* To be done: Retype each record below word for word. Leave the pictures out.

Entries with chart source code
+-------+
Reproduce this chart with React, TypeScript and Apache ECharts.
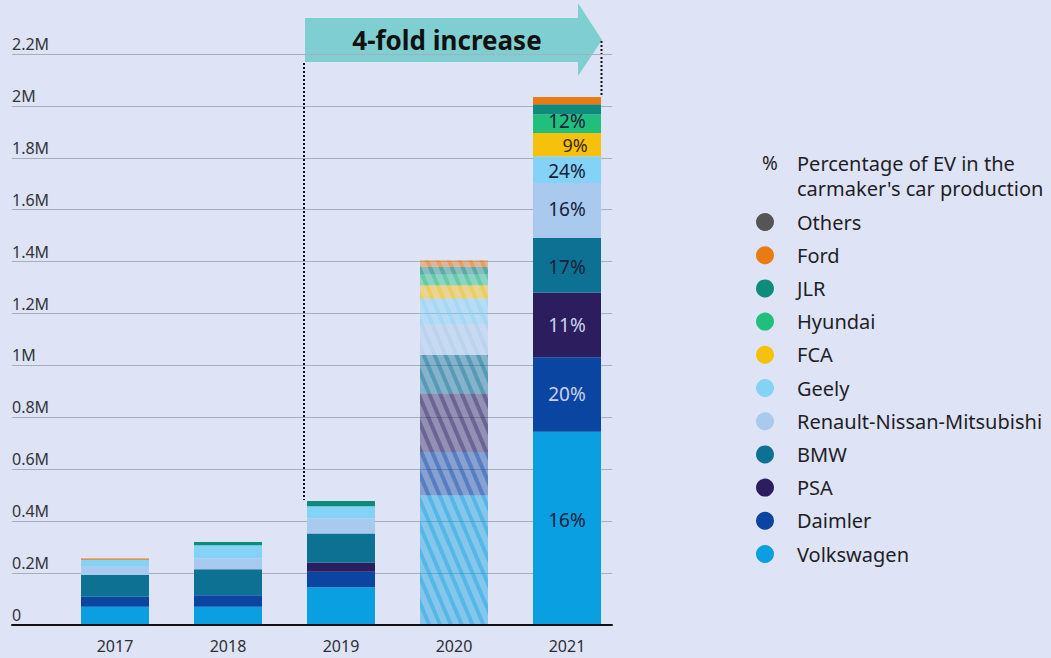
import React, { useEffect, useRef } from "react";
import * as echarts from "echarts";

const years = ["2017", "2018", "2019", "2020", "2021"];
const makers = [
  "Volkswagen",
  "Daimler",
  "PSA",
  "BMW",
  "Renault-Nissan-Mitsubishi",
  "Geely",
  "FCA",
  "Hyundai",
  "JLR",
  "Ford",
  "Others",
];
const makerColors = [
  "#0a9fe0",
  "#0b45a2",
  "#2c1d5e",
  "#0d7193",
  "#a9caee",
  "#84d2f5",
  "#f6c10d",
  "#20bf7e",
  "#0f8b7b",
  "#ea7a12",
  "#555555",
];

// values in millions of EVs
const volkswagen = [0.07, 0.07, 0.145, 0.5, 0.745];
const daimler = [0.039, 0.045, 0.06, 0.167, 0.287];
const psa = [0, 0, 0.035, 0.225, 0.249];
const bmw = [0.084, 0.1, 0.113, 0.148, 0.21];
const renaultNissanMitsubishi = [0.031, 0.041, 0.058, 0.12, 0.212];
const geely = [0.027, 0.051, 0.047, 0.098, 0.103];
const fca = [0, 0, 0, 0.051, 0.09];
const hyundai = [0, 0, 0, 0.042, 0.071];
const jlr = [0, 0.013, 0.02, 0.028, 0.039];
const ford = [0.005, 0, 0, 0.026, 0.028];
const others = [0, 0, 0, 0, 0];
const seriesValues = [
  volkswagen,
  daimler,
  psa,
  bmw,
  renaultNissanMitsubishi,
  geely,
  fca,
  hyundai,
  jlr,
  ford,
  others,
];

// % of EV in the carmaker's car production (2021)
const pct2021 = [16, 20, 11, 17, 16, 24, 9, 12, null, null, null];
const pctLabelColors = ["#18213c", "#c9d2ec", "#c9d2ec", "#18213c", "#18213c", "#18213c", "#3a2a10", "#18213c"];
const pctLabelOffsets = [[0, -8], [0, 0], [0, 0], [0, 2], [0, -2], [0, 1], [8, 0], [0, -3]];
const pctLabelSizes = [19, 19, 19, 19, 19, 19, 18, 19];

const hatchedYear = "2020";
const labeledYear = "2021";

const yMax = 2.2;
const yInterval = 0.2;

const FONT = "'Noto Sans', Lato, sans-serif";
const BG = "#dee4f5";
const TEXT = "#1e1e28";

function rgba(hex: string, a: number) {
  const n = parseInt(hex.slice(1), 16);
  return `rgba(${(n >> 16) & 255},${(n >> 8) & 255},${n & 255},${a})`;
}

export default function App() {
  const ref = useRef<HTMLDivElement>(null);

  useEffect(() => {
    document.body.style.margin = "0";
    document.body.style.background = BG;
    const chart = echarts.init(ref.current!, undefined, { renderer: "svg" });

    const series = makers.map((name, si) => {
      const color = makerColors[si];
      return {
        name,
        type: "bar",
        stack: "total",
        xAxisIndex: 1,
        yAxisIndex: 1,
        barWidth: 68,
        itemStyle: { color },
        emphasis: { disabled: true },
        data: seriesValues[si].map((v, yi) => {
          const item: any = { value: v };
          if (years[yi] === hatchedYear) {
            item.itemStyle = {
              color: rgba(color, 0.42),
              decal: {
                symbol: "rect",
                symbolSize: 1,
                dashArrayX: [4, 6],
                dashArrayY: [1, 0],
                rotation: -0.4,
                color: rgba(color, 0.38),
              },
            };
          }
          if (years[yi] === labeledYear && pct2021[si] != null) {
            item.label = {
              show: true,
              position: "inside",
              formatter: `${pct2021[si]}%`,
              color: pctLabelColors[si],
              fontSize: pctLabelSizes[si],
              lineHeight: 16,
              fontFamily: FONT,
              offset: pctLabelOffsets[si],
            };
          }
          return item;
        }),
      };
    });

    chart.setOption({
      animation: false,
      backgroundColor: BG,
      textStyle: { fontFamily: FONT },
      grid: [
        { left: 12, right: 439, top: 54, bottom: 33 },
        { left: 58.5, right: 427.5, top: 54, bottom: 33 },
      ],
      xAxis: [
        {
          gridIndex: 0,
          type: "value",
          min: 0,
          max: 1,
          z: 10,
          axisLine: { show: true, onZero: false, lineStyle: { color: "#111", width: 2 } },
          axisTick: { show: false },
          axisLabel: { show: false },
          splitLine: { show: false },
        },
        {
          gridIndex: 1,
          type: "category",
          data: years,
          axisLine: { show: false },
          axisTick: { show: false },
          axisLabel: { color: "#2e2e36", fontSize: 16, margin: 13, fontFamily: FONT },
        },
      ],
      yAxis: [
        {
          gridIndex: 0,
          type: "value",
          min: 0,
          max: yMax,
          interval: yInterval,
          axisLine: { show: false },
          axisTick: { show: false },
          splitLine: { lineStyle: { color: "#a9aebd", width: 1 } },
          axisLabel: {
            inside: true,
            margin: 0,
            verticalAlign: "bottom",
            padding: [0, 0, 2, 0],
            color: "#34343c",
            fontSize: 16,
            fontFamily: FONT,
            formatter: (v: number) => (v === 0 ? "0" : `${parseFloat(v.toFixed(1))}M`),
          },
        },
        { gridIndex: 1, type: "value", min: 0, max: yMax, interval: yInterval, show: false },
      ],
      legend: {
        orient: "vertical",
        left: 751,
        top: 207,
        icon: "circle",
        itemWidth: 54,
        itemHeight: 18,
        itemGap: 13.2,
        selectedMode: false,
        data: [...makers].reverse(),
        textStyle: { color: TEXT, fontSize: 20, lineHeight: 18, fontFamily: FONT },
      },
      graphic: [
        {
          type: "polygon",
          shape: {
            points: [
              [305, 18],
              [578, 18],
              [578, 3],
              [602, 40],
              [578, 76],
              [578, 62],
              [305, 62],
            ],
          },
          style: { fill: "#7fcfd2" },
        },
        {
          type: "text",
          x: 447,
          y: 40,
          style: {
            text: "4-fold increase",
            fill: "#111",
            font: `bold 26px ${FONT}`,
            align: "center",
            verticalAlign: "middle",
          },
        },
        {
          type: "line",
          shape: { x1: 304, y1: 63, x2: 304, y2: 500 },
          style: { stroke: "#111", lineWidth: 2, lineDash: [2, 2] },
        },
        {
          type: "line",
          shape: { x1: 601.5, y1: 41, x2: 601.5, y2: 97 },
          style: { stroke: "#111", lineWidth: 2, lineDash: [2, 2] },
        },
        {
          type: "text",
          x: 762,
          y: 163,
          style: { text: "%", fill: TEXT, font: `19px ${FONT}`, verticalAlign: "middle" },
        },
        {
          type: "text",
          x: 797,
          y: 163,
          style: { text: "Percentage of EV in the", fill: TEXT, font: `20px ${FONT}`, verticalAlign: "middle" },
        },
        {
          type: "text",
          x: 797,
          y: 188,
          style: { text: "carmaker's car production", fill: TEXT, font: `20px ${FONT}`, verticalAlign: "middle" },
        },
      ],
      series,
    });

    return () => chart.dispose();
  }, []);

  return <div ref={ref} style={{ width: 1051, height: 658 }} />;
}
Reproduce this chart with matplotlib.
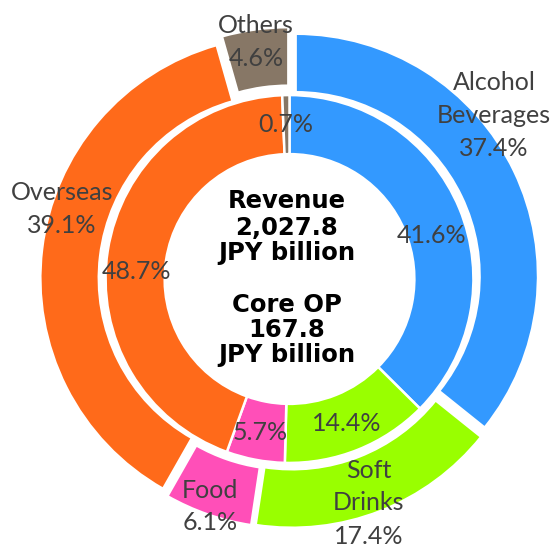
+-------+
* Result of this exercise:
Reproduce this chart with React, TypeScript and Apache ECharts.
import React, { useEffect, useRef } from "react";
import * as echarts from "echarts";

const years = ["2017", "2018", "2019", "2020", "2021"];
const makers = [
  "Volkswagen",
  "Daimler",
  "PSA",
  "BMW",
  "Renault-Nissan-Mitsubishi",
  "Geely",
  "FCA",
  "Hyundai",
  "JLR",
  "Ford",
  "Others",
];
const makerColors = [
  "#0a9fe0",
  "#0b45a2",
  "#2c1d5e",
  "#0d7193",
  "#a9caee",
  "#84d2f5",
  "#f6c10d",
  "#20bf7e",
  "#0f8b7b",
  "#ea7a12",
  "#555555",
];

// values in millions of EVs
const volkswagen = [0.07, 0.07, 0.145, 0.5, 0.745];
const daimler = [0.039, 0.045, 0.06, 0.167, 0.287];
const psa = [0, 0, 0.035, 0.225, 0.249];
const bmw = [0.084, 0.1, 0.113, 0.148, 0.21];
const renaultNissanMitsubishi = [0.031, 0.041, 0.058, 0.12, 0.212];
const geely = [0.027, 0.051, 0.047, 0.098, 0.103];
const fca = [0, 0, 0, 0.051, 0.09];
const hyundai = [0, 0, 0, 0.042, 0.071];
const jlr = [0, 0.013, 0.02, 0.028, 0.039];
const ford = [0.005, 0, 0, 0.026, 0.028];
const others = [0, 0, 0, 0, 0];
const seriesValues = [
  volkswagen,
  daimler,
  psa,
  bmw,
  renaultNissanMitsubishi,
  geely,
  fca,
  hyundai,
  jlr,
  ford,
  others,
];

// % of EV in the carmaker's car production (2021)
const pct2021 = [16, 20, 11, 17, 16, 24, 9, 12, null, null, null];
const pctLabelColors = ["#18213c", "#c9d2ec", "#c9d2ec", "#18213c", "#18213c", "#18213c", "#3a2a10", "#18213c"];
const pctLabelOffsets = [[0, -8], [0, 0], [0, 0], [0, 2], [0, -2], [0, 1], [8, 0], [0, -3]];
const pctLabelSizes = [19, 19, 19, 19, 19, 19, 18, 19];

const hatchedYear = "2020";
const labeledYear = "2021";

const yMax = 2.2;
const yInterval = 0.2;

const FONT = "'Noto Sans', Lato, sans-serif";
const BG = "#dee4f5";
const TEXT = "#1e1e28";

function rgba(hex: string, a: number) {
  const n = parseInt(hex.slice(1), 16);
  return `rgba(${(n >> 16) & 255},${(n >> 8) & 255},${n & 255},${a})`;
}

export default function App() {
  const ref = useRef<HTMLDivElement>(null);

  useEffect(() => {
    document.body.style.margin = "0";
    document.body.style.background = BG;
    const chart = echarts.init(ref.current!, undefined, { renderer: "svg" });

    const series = makers.map((name, si) => {
      const color = makerColors[si];
      return {
        name,
        type: "bar",
        stack: "total",
        xAxisIndex: 1,
        yAxisIndex: 1,
        barWidth: 68,
        itemStyle: { color },
        emphasis: { disabled: true },
        data: seriesValues[si].map((v, yi) => {
          const item: any = { value: v };
          if (years[yi] === hatchedYear) {
            item.itemStyle = {
              color: rgba(color, 0.42),
              decal: {
                symbol: "rect",
                symbolSize: 1,
                dashArrayX: [4, 6],
                dashArrayY: [1, 0],
                rotation: -0.4,
                color: rgba(color, 0.38),
              },
            };
          }
          if (years[yi] === labeledYear && pct2021[si] != null) {
            item.label = {
              show: true,
              position: "inside",
              formatter: `${pct2021[si]}%`,
              color: pctLabelColors[si],
              fontSize: pctLabelSizes[si],
              lineHeight: 16,
              fontFamily: FONT,
              offset: pctLabelOffsets[si],
            };
          }
          return item;
        }),
      };
    });

    chart.setOption({
      animation: false,
      backgroundColor: BG,
      textStyle: { fontFamily: FONT },
      grid: [
        { left: 12, right: 439, top: 54, bottom: 33 },
        { left: 58.5, right: 427.5, top: 54, bottom: 33 },
      ],
      xAxis: [
        {
          gridIndex: 0,
          type: "value",
          min: 0,
          max: 1,
          z: 10,
          axisLine: { show: true, onZero: false, lineStyle: { color: "#111", width: 2 } },
          axisTick: { show: false },
          axisLabel: { show: false },
          splitLine: { show: false },
        },
        {
          gridIndex: 1,
          type: "category",
          data: years,
          axisLine: { show: false },
          axisTick: { show: false },
          axisLabel: { color: "#2e2e36", fontSize: 16, margin: 13, fontFamily: FONT },
        },
      ],
      yAxis: [
        {
          gridIndex: 0,
          type: "value",
          min: 0,
          max: yMax,
          interval: yInterval,
          axisLine: { show: false },
          axisTick: { show: false },
          splitLine: { lineStyle: { color: "#a9aebd", width: 1 } },
          axisLabel: {
            inside: true,
            margin: 0,
            verticalAlign: "bottom",
            padding: [0, 0, 2, 0],
            color: "#34343c",
            fontSize: 16,
            fontFamily: FONT,
            formatter: (v: number) => (v === 0 ? "0" : `${parseFloat(v.toFixed(1))}M`),
          },
        },
        { gridIndex: 1, type: "value", min: 0, max: yMax, interval: yInterval, show: false },
      ],
      legend: {
        orient: "vertical",
        left: 751,
        top: 207,
        icon: "circle",
        itemWidth: 54,
        itemHeight: 18,
        itemGap: 13.2,
        selectedMode: false,
        data: [...makers].reverse(),
        textStyle: { color: TEXT, fontSize: 20, lineHeight: 18, fontFamily: FONT },
      },
      graphic: [
        {
          type: "polygon",
          shape: {
            points: [
              [305, 18],
              [578, 18],
              [578, 3],
              [602, 40],
              [578, 76],
              [578, 62],
              [305, 62],
            ],
          },
          style: { fill: "#7fcfd2" },
        },
        {
          type: "text",
          x: 447,
          y: 40,
          style: {
            text: "4-fold increase",
            fill: "#111",
            font: `bold 26px ${FONT}`,
            align: "center",
            verticalAlign: "middle",
          },
        },
        {
          type: "line",
          shape: { x1: 304, y1: 63, x2: 304, y2: 500 },
          style: { stroke: "#111", lineWidth: 2, lineDash: [2, 2] },
        },
        {
          type: "line",
          shape: { x1: 601.5, y1: 41, x2: 601.5, y2: 97 },
          style: { stroke: "#111", lineWidth: 2, lineDash: [2, 2] },
        },
        {
          type: "text",
          x: 762,
          y: 163,
          style: { text: "%", fill: TEXT, font: `19px ${FONT}`, verticalAlign: "middle" },
        },
        {
          type: "text",
          x: 797,
          y: 163,
          style: { text: "Percentage of EV in the", fill: TEXT, font: `20px ${FONT}`, verticalAlign: "middle" },
        },
        {
          type: "text",
          x: 797,
          y: 188,
          style: { text: "carmaker's car production", fill: TEXT, font: `20px ${FONT}`, verticalAlign: "middle" },
        },
      ],
      series,
    });

    return () => chart.dispose();
  }, []);

  return <div ref={ref} style={{ width: 1051, height: 658 }} />;
}
Reproduce this chart with matplotlib.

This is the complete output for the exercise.